To achieve both goals, we conducted a quantitative content analysis in which we determined how many coverage occasions were selected congruently by a small sample of five media outlets. We have analysed more than 4000 articles that appeared in the German daily newspapers Die Welt, Der Tagesspiegel, Süddeutsche Zeitung, Frankfurter Allgemeine Zeitung and Stuttgarter Zeitung over periods of one respectively two weeks in 2018 and 2019. These newspapers were chosen because they are rather similar in their circulation and profile and especially because they all have science departments responsible for a daily or weekly section of the newspaper. All articles published in the science section, the title page and politics section and, only for the first investigation period, all articles in the economics, culture, media and miscellaneous (Vermischtes) sections were included in the analysis. We recorded the topic of each article as well as the type of event that initiated the article. The concrete event was coded as an open text variable. The list of concrete events assembled during the coding was used to identify the share of exclusively or congruently selected occasions.

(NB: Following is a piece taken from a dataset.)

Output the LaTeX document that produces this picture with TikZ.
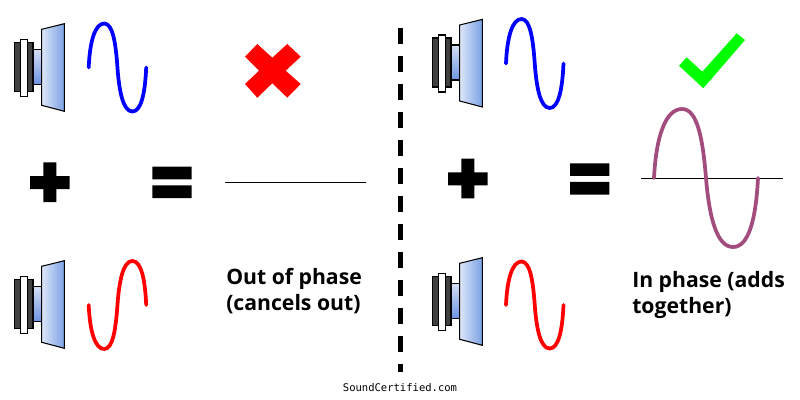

In total, we found 2521 different events leading to the 4112 articles in our dataset. The 279 articles published in the science sections of the five newspapers were triggered by 252 different events, leading to a share of 92.1% of all events that was selected by only one media outlet. No event was selected by all five or even four newspapers. With increasing congruence, the number of events selected by a particular number of newspapers decreases by 1/n3,3. The distribution curve thus decreases by almost exactly the same factor as the congruence of the selection of study results, which can be interpreted as a strong indication that these distributions are scale invariant. In comparison with the science sections, news selection was much more focussed in the politics section of the newspapers. Of 970 events found in this section, 72% were selected exclusively, 27 events (or 2.8%) were selected by all five newspapers. The share of events decreases regularly with increasing congruence as well, this time by a much smaller factor of 1/n2,1. In the other sections, we find similar distributions with exponents between those found in the science and politics sections.

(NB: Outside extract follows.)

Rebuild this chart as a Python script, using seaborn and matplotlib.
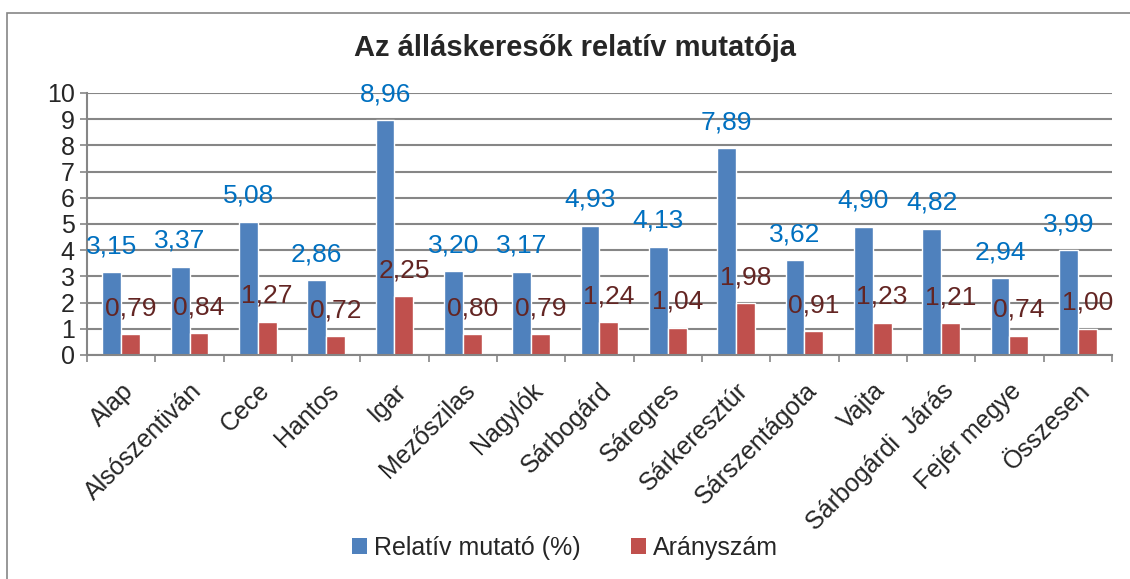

The comparison with the results from our earlier work shows that the exponent of the congruent selection decisions in the science departments of five media titles corresponds almost exactly to that determined for several thousand online media titles. This gives us reason to assume that the distribution of the social dissemination of individual events via German journalistic mass media with independently selecting science departments can be generalized as follows: The probability that the same event will be taken up congruently decreases by a factor of approximately 1/n3,3 irrespective of the number of media titles. Compared especially with political journalism, science departments show a rather incongruent selection of events. These results cast doubt on the ability of science journalism to focus public attention on single relevant scientific events.